Can someone explain what the current state of model benchmarking is? If you try to look up what the best locally runnable model is, you get a bunch of random blog posts using idiosyncratic criteria to rank things seemingly based on one dude's opinion.

Ideally I would love to see a leaderboard with relatively objective ranking criteria that 1. lets you filter by open weight / locally runnable, 2. filter by date of release (nothing older than x), and 3. is agnostic to hardware requirements. I just want to know what the best model is. Let me worry about how I will afford to run it.

I love the llmfit project for seeing what will run on your hardware, but it would be nice to know what I'm missing out on by not having better hardware, thus why objective hardware-agnostic ratings would be helpful.

That would be nice, but it's not going to be possible.

Any open benchmark has a very short life, since it will be pulled in and DPO / RL trained quickly for benchmaxxing purposes. So, you'll need a private test to have a hope of something fair. (These also get leaked over time, btw, so even then there's a window of usability).
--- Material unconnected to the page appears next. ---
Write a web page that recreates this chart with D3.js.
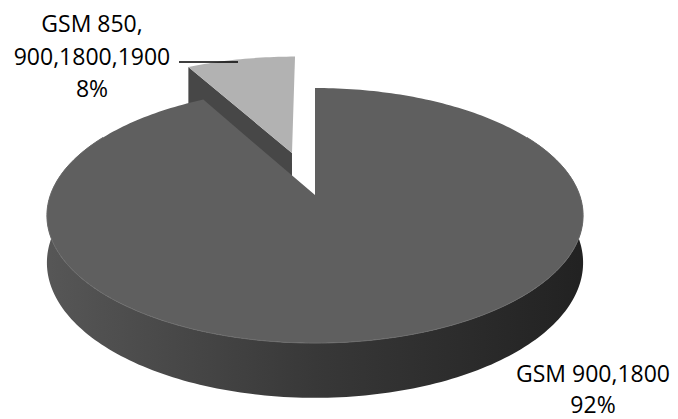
<!DOCTYPE html>
<html>
<head>
<meta charset="utf-8">
<script src="https://cdn.jsdelivr.net/npm/d3@7"></script>
<style>
  body { margin: 0; background: #fff; }
  text { font-family: "Open Sans", sans-serif; font-size: 23px; fill: #000; }
</style>
</head>
<body>
<div id="chart"></div>
<script>
// data
var labels = ["GSM 900,1800", "GSM 850, 900,1800,1900"];
var values = [92, 8];
var labelLines = [["GSM 900,1800", "92%"], ["GSM 850,", "900,1800,1900", "8%"]];

var width = 678, height = 419;

var svg = d3.select("#chart")
  .append("svg")
    .attr("width", width)
    .attr("height", height);

// projection of the tilted disc (u right, v towards viewer, z down through thickness)
var k = 0.161, depth = 0.37, explode = 0.37;
var xScale = d3.scaleLinear().domain([-1, 1]).range([315 - 264.6, 315 + 264.6]);
var yScale = d3.scaleLinear().domain([-1, 1]).range([195 - 124.2, 195 + 124.2]);

function proj(u, v, z) {
  var w = 1 - k * v;
  return [xScale(u / w), yScale((v + depth * z) / w)];
}
function rim(a, off, z) {
  return proj(off[0] + Math.sin(a), off[1] - Math.cos(a), z);
}
function arcPts(a0, a1, off, z) {
  var n = Math.max(4, Math.ceil(Math.abs(a1 - a0) / 0.02)), pts = [];
  for (var i = 0; i <= n; i++) pts.push(rim(a0 + (a1 - a0) * i / n, off, z));
  return pts;
}

var pie = d3.pie().sort(null).value(function(d) { return d; });
var arcs = pie(values);

arcs.forEach(function(d, i) {
  var mid = (d.startAngle + d.endAngle) / 2;
  d.off = i === 1 ? [explode * Math.sin(mid), -explode * Math.cos(mid)] : [0, 0];
});

var line = d3.line();

// gradient for the outer wall
var grad = svg.append("defs").append("linearGradient")
  .attr("id", "wall")
  .attr("gradientUnits", "userSpaceOnUse")
  .attr("x1", xScale(-1)).attr("x2", xScale(1))
  .attr("y1", 0).attr("y2", 0);
grad.append("stop").attr("offset", "0%").attr("stop-color", "#565656");
grad.append("stop").attr("offset", "50%").attr("stop-color", "#383838");
grad.append("stop").attr("offset", "100%").attr("stop-color", "#222222");

// exploded slice (behind)
var s = arcs[1];
var apexT = proj(s.off[0], s.off[1], 0), apexB = proj(s.off[0], s.off[1], 1);
svg.append("path")
  .attr("d", line([apexT, rim(s.startAngle, s.off, 0), rim(s.startAngle, s.off, 1), apexB]) + "Z")
  .attr("fill", "#474747");
svg.append("path")
  .attr("d", line([apexT].concat(arcPts(s.startAngle, s.endAngle, s.off, 0))) + "Z")
  .attr("fill", "#b2b2b2");

// main slice
var m = arcs[0];
var a0 = Math.max(m.startAngle, Math.PI / 3), a1 = Math.min(m.endAngle, Math.PI * 5 / 3);
var wallTop = arcPts(a0, a1, m.off, 0), wallBot = arcPts(a0, a1, m.off, 1).reverse();
svg.append("path")
  .attr("d", line(wallTop.concat(wallBot)) + "Z")
  .attr("fill", "url(#wall)");
svg.append("path")
  .attr("d", line([proj(0, 0, 0)].concat(arcPts(m.startAngle, m.endAngle, m.off, 0))) + "Z")
  .attr("fill", "#5f5f5f");
svg.append("path")
  .attr("d", line(wallTop))
  .attr("fill", "none")
  .attr("stroke", "#6c6c6c")
  .attr("stroke-width", 1);

// labels
var lab = svg.append("g");
lab.append("text")
  .attr("x", 593).attr("y", 382)
  .attr("text-anchor", "middle")
  .selectAll("tspan")
  .data(labelLines[0])
  .enter().append("tspan")
    .attr("x", 593)
    .attr("dy", function(d, i) { return i ? 31 : 0; })
    .text(function(d) { return d; });

lab.append("text")
  .attr("x", 92).attr("y", 32)
  .attr("text-anchor", "middle")
  .selectAll("tspan")
  .data(labelLines[1])
  .enter().append("tspan")
    .attr("x", 92)
    .attr("dy", function(d, i) { return i ? 32.5 : 0; })
    .text(function(d) { return d; });

lab.append("line")
  .attr("x1", 179).attr("x2", 238)
  .attr("y1", 62).attr("y2", 62)
  .attr("stroke", "#000")
  .attr("stroke-width", 1.5);
</script>
</body>
</html>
These are expensive to run.

Now consider that there might be 15-20 viable quants for a given open model release; someone would have to want to pay for these private evals to be run on them. Even then, a good read through unsloth's commits and blog posts will remind you that there's quite a lot of engineering work to be done to get model inference working properly, even for models released by frontier or near-frontier labs. So, you'd want to make sure that you have a replicable 'best engineered' deployment to evaluate, or at least one that's closest to your hardware and fits the bill.
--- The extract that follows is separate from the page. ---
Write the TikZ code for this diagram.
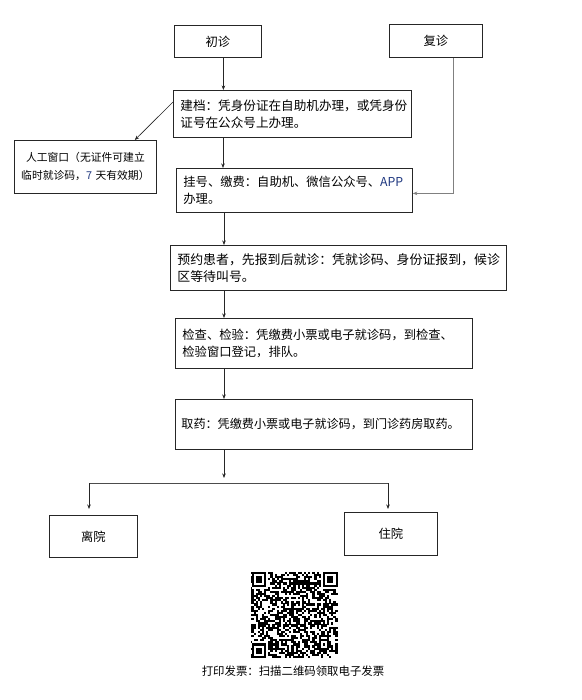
\documentclass[tikz,border=0pt]{standalone}
\usepackage{fontspec}
\newfontfamily\cjk{Noto Sans CJK SC}
\usetikzlibrary{arrows.meta,calc}
\newcommand\qrm{2.1}
\begin{document}
\begin{tikzpicture}[x=1pt,y=-1pt,
  font=\cjk,
  box/.style={draw=black!85, line width=0.8pt, anchor=north west, inner xsep=7pt, inner ysep=2pt,
    align=left, font=\cjk\fontsize{12.3}{16.5}\selectfont},
  cbox/.style={box, align=center},
  arr/.style={draw=black!85, line width=0.6pt, -{Stealth[length=4.5pt,width=3.5pt]}},
  arrgray/.style={draw=black!50, line width=0.8pt, -{Stealth[length=4.5pt,width=3.5pt]}},
  conn/.style={draw=black!70, line width=0.8pt},
  qr/.style={fill=black}
]
\fill[white] (0,0) rectangle (581,700);
\useasboundingbox (0,0) rectangle (581,700);

% boxes
\node[cbox, text width=73pt, minimum height=32pt] (chuzhen) at (174,25) {初诊};
\node[cbox, text width=79pt, minimum height=33pt] (fuzhen) at (389,24) {复诊};
\node[box, text width=224pt, minimum height=47pt, font=\cjk\fontsize{12.6}{17}\selectfont] (jiandang) at (173,90)
  {建档：凭身份证在自助机办理，或凭身份\\证号在公众号上办理。};
\node[cbox, text width=132pt, inner xsep=5pt, minimum height=53pt, font=\cjk\fontsize{10.8}{18}\selectfont] (manual) at (14,140)
  {人工窗口（无证件可建立\\临时就诊码，{\color[rgb]{0.12,0.22,0.5}7} 天有效期）};
\node[box, text width=222pt, minimum height=44pt] (guahao) at (176,168)
  {挂号、缴费：自助机、微信公众号、{\color[rgb]{0.12,0.22,0.5}APP}\\办理。};
\node[box, text width=322pt, minimum height=45pt, font=\cjk\fontsize{12.9}{17}\selectfont] (yuyue) at (170,245)
  {预约患者，先报到后就诊：凭就诊码、身份证报到，候诊\\区等待叫号。};
\node[box, text width=283pt, minimum height=50pt] (jiancha) at (175,318)
  {检查、检验：凭缴费小票或电子就诊码，到检查、\\检验窗口登记，排队。};
\node[box, text width=285pt, inner xsep=6pt, minimum height=50pt, font=\cjk\fontsize{12.1}{16}\selectfont] (quyao) at (175,399)
  {取药：凭缴费小票或电子就诊码，到门诊药房取药。};
\node[cbox, text width=74pt, minimum height=42pt] (liyuan) at (49,515) {离院};
\node[cbox, text width=79pt, minimum height=43pt] (zhuyuan) at (344,512) {住院};

% connectors
\draw[arr] ([xshift=5.5pt]chuzhen.south) -- ([xshift=5.5pt]chuzhen.south |- jiandang.north);
\draw[arr] ($(jiandang.north west)+(0,12)$) -- ($(manual.north east)+(-22,0)$);
\draw[arr] ($(jiandang.south west)+(50,0)$) -- ($(guahao.north west)+(47,0)$);
\draw[arrgray] ($(fuzhen.south)+(17.5,0)$) |- ($(guahao.east)+(0,3)$);
\draw[arr] ($(guahao.south west)+(48,0)$) -- ($(yuyue.north west)+(54,0)$);
\draw[arr] ($(yuyue.south west)+(54,0)$) -- ($(jiancha.north west)+(49,0)$);
\draw[arr] ($(jiancha.south west)+(49,0)$) -- ($(quyao.north west)+(49,0)$);
\coordinate (j) at (224,483);
\coordinate (bl) at (89,483);
\coordinate (br) at (388,483);
\draw[arr] ($(quyao.south west)+(49,0)$) -- ($(j)+(0,-5)$);
\draw[conn] (bl) -- (br);
\draw[arr] (bl) -- ($(bl |- liyuan.north)+(0,-6)$);
\draw[arr] (br) -- ($(br |- zhuyuan.north)+(0,-3)$);

% QR code
\begin{scope}[shift={(251.5,572)}]
  \pgfmathsetseed{4242}
  \foreach \i in {0,...,40}{
    \foreach \j in {0,...,40}{
      \pgfmathsetmacro\r{rnd}
      \ifdim\r pt<0.52pt
        \fill[qr] (\i*\qrm-0.05,\j*\qrm-0.05) rectangle ++(\qrm+0.1,\qrm+0.1);
      \fi
    }
  }
  % clear finder areas
  \fill[white] (0,0) rectangle (8*\qrm,8*\qrm);
  \fill[white] (33*\qrm,0) rectangle (41*\qrm,8*\qrm);
  \fill[white] (0,33*\qrm) rectangle (8*\qrm,41*\qrm);
  \foreach \cx/\cy in {0/0,34/0,0/34}{
    \fill[qr] (\cx*\qrm,\cy*\qrm) rectangle ++(7*\qrm,7*\qrm);
    \fill[white] (\cx*\qrm+\qrm,\cy*\qrm+\qrm) rectangle ++(5*\qrm,5*\qrm);
    \fill[qr] (\cx*\qrm+2*\qrm,\cy*\qrm+2*\qrm) rectangle ++(3*\qrm,3*\qrm);
  }
  % alignment pattern
  \fill[qr] (32*\qrm,32*\qrm) rectangle ++(5*\qrm,5*\qrm);
  \fill[white] (33*\qrm,33*\qrm) rectangle ++(3*\qrm,3*\qrm);
  \fill[qr] (34*\qrm,34*\qrm) rectangle ++(\qrm,\qrm);
\end{scope}

\node[font=\cjk\fontsize{11.4}{14}\selectfont] (caption) at (293,671) {打印发票：扫描二维码领取电子发票};
\end{tikzpicture}
\end{document}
Upshot - it's much faster to download and try out a model, and possibly cheaper too. Well, cheaper since hugging face is paying the bandwidth bills.

>I just want to know what the best model is. Let me worry about how I will afford to run it.

This is a very typical manager question that I suppose many people have who fail to see the simple truth: There is no "best" model. There are only best models for certain use-cases. Sometimes you'll find these in custom community leaderboards on platforms like huggingface, but for most business applications you'll probably have to come up with your own benchmark. Most common benchmarks are pretty worthless by now because all the usual ones are being gamed hard by model providers, to the point that there are now sometimes drastic differences between models that perform very similarly on common benchmarks.

The best thing I have come up with is just make a bunch of prompts / tasks that I personally care about and need a model to know how to do. As an example, when qwen3.6 27B dropped, I ran it, kimi, claude and glm 5/5.1 on a bunch of LLM-architecture specific tasks (stuff like 'implement an incremental KV-cache for autoregressive transformer inference' or 'implement flash Attention backward pass with D-optimization') and analyze the results, who made tests, are the tests valid, does their implementation actually work or are they only claiming it to, that sort of thing.

It is a day/weekend worth of work, but I think this is the best way to determine if the model fits your need specifically. This is what lead me to finding out that qwen 27b outperformed even kimi on those tasks, and that opus tries gaslighting me when I give it a spec of something that has been proven, but no published solution exists online. All other models gave their best shot at solving it, opus just said it's not possible (even when I gave it the finished working product that obviously works).

Especially for small models (but also big ones) I think the only way to know if a model will improve your workflow is this, personal benchmarks, expanded over time, ran in private.